You’ll be on your way up!  You’ll be seeing great sights!  You’ll join the high fliers who soar to high heights.  You won’t lag behind, because you’ll have the speed.  You’ll pass the whole gang and you’ll soon take the lead.  Wherever you fly, you’ll be the best of the best.  Wherever you go, you will top all the rest. –Dr. Seuss, Oh the Places You’ll Go

Over two years ago, Wyoming embarked on what could ultimately become a decade long quest for educational accountability in our public schools; a quest to make Wyoming’s schools “be the best of the best” as Dr. Seuss would say.  A series of long and complicated bills have been passed by the Wyoming Legislature to begin the journey.  But now, some are beginning to question where this road is really taking Wyoming.  What will Wyoming’s parents and children gain and what will they lose in this quest?  Has the Wyoming legislature taken them on a journey they may not have wanted to go on?

What should educational accountability really look like in Wyoming?  If we focus on the values of strong local control, more learning time in the classroom, a stronger understanding of unique learning styles, schools filled with instructional leaders, and robust parental choice, the answer gets much simpler. 

Should the journey include more testing for our students?  Not at all!  We need to decrease the number of tests our children take, not increase the testing burden, as has been the practice under the recent legislation.  Our children are unique human beings, with endless varieties of learning potential.  But treating their learning progress as simple “data-points” in a long running data collection project only serves to push them into pre-assigned boxes of learning, not foster their uniqueness.  And every day taken for testing is a day lost for instruction and learning.  So let’s leave our children in the classroom to learn and grow, and discard the notion that we need to hold a microscope over every minute of their learning.  Too much testing is moving Wyoming in the wrong direction, and national movements like the Common Core Curriculum and the Smarter Balance Consortium only serve to compound the problem.

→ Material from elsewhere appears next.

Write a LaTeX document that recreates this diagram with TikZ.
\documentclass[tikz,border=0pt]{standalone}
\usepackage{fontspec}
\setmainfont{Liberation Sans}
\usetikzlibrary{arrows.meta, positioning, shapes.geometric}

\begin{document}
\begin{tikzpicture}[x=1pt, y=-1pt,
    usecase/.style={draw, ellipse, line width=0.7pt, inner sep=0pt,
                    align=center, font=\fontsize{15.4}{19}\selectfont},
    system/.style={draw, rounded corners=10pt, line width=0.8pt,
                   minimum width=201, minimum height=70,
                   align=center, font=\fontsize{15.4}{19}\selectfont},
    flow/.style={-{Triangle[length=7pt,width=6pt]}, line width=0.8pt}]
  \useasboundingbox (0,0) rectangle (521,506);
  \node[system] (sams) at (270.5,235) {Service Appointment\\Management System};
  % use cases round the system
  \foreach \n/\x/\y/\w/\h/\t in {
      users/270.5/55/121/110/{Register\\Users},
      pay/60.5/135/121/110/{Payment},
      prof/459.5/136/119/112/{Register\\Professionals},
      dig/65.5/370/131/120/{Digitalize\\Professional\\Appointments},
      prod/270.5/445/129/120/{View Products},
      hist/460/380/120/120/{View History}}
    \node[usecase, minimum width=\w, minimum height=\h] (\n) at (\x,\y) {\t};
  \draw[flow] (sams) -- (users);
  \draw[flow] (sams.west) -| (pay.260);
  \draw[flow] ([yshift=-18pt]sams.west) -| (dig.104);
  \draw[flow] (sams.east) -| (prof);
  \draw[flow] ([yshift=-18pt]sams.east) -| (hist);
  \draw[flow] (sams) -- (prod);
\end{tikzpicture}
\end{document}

Should the journey include a top heavy, onerous system of scoring our local schools that is confusing and hard for the average parent to understand?  Not at all! We need to create a transparent and simple scoring system for each and every public school based on student performance achieved through minimal testing.  Ask any parent in the community which school they want their child in and they will have an answer.  And yet, education bureaucrats and consultants who have been working on the education accountability system want to turn a very simple process of evaluating a school based on achievement and giving that school a simple A,B or C grade into something much more onerous and difficult to understand.  These scores will help parents recognize what is happening in their neighborhood schools and they need to be transparent and simple.

Should the journey only hold our public schools accountable to elected legislators?  Not at all! We need statewide parental choice, so parents can use their feet to hold schools accountable.  Parents must be able to choose the school their child attends, including public charter schools, private schools, homeschooling and online learning schools.  Why is Wyoming embarked on an education accountability system that does not allow parents to act on the results?  Policymakers need to be sure that parents are the focus of any effort to hold schools accountable.

Parental empowerment should be at the very heart of the quest for accountability in education.  Why?  Because when parents leave a poorly performing school and the school fails to improve and regain the confidence of parents, it will become an empty school.   And a school that loses all of its children because Wyoming’s parents chose to take their children to a better performing school, is a school that can, and must, be closed.  Now that is the ultimate in educational accountability.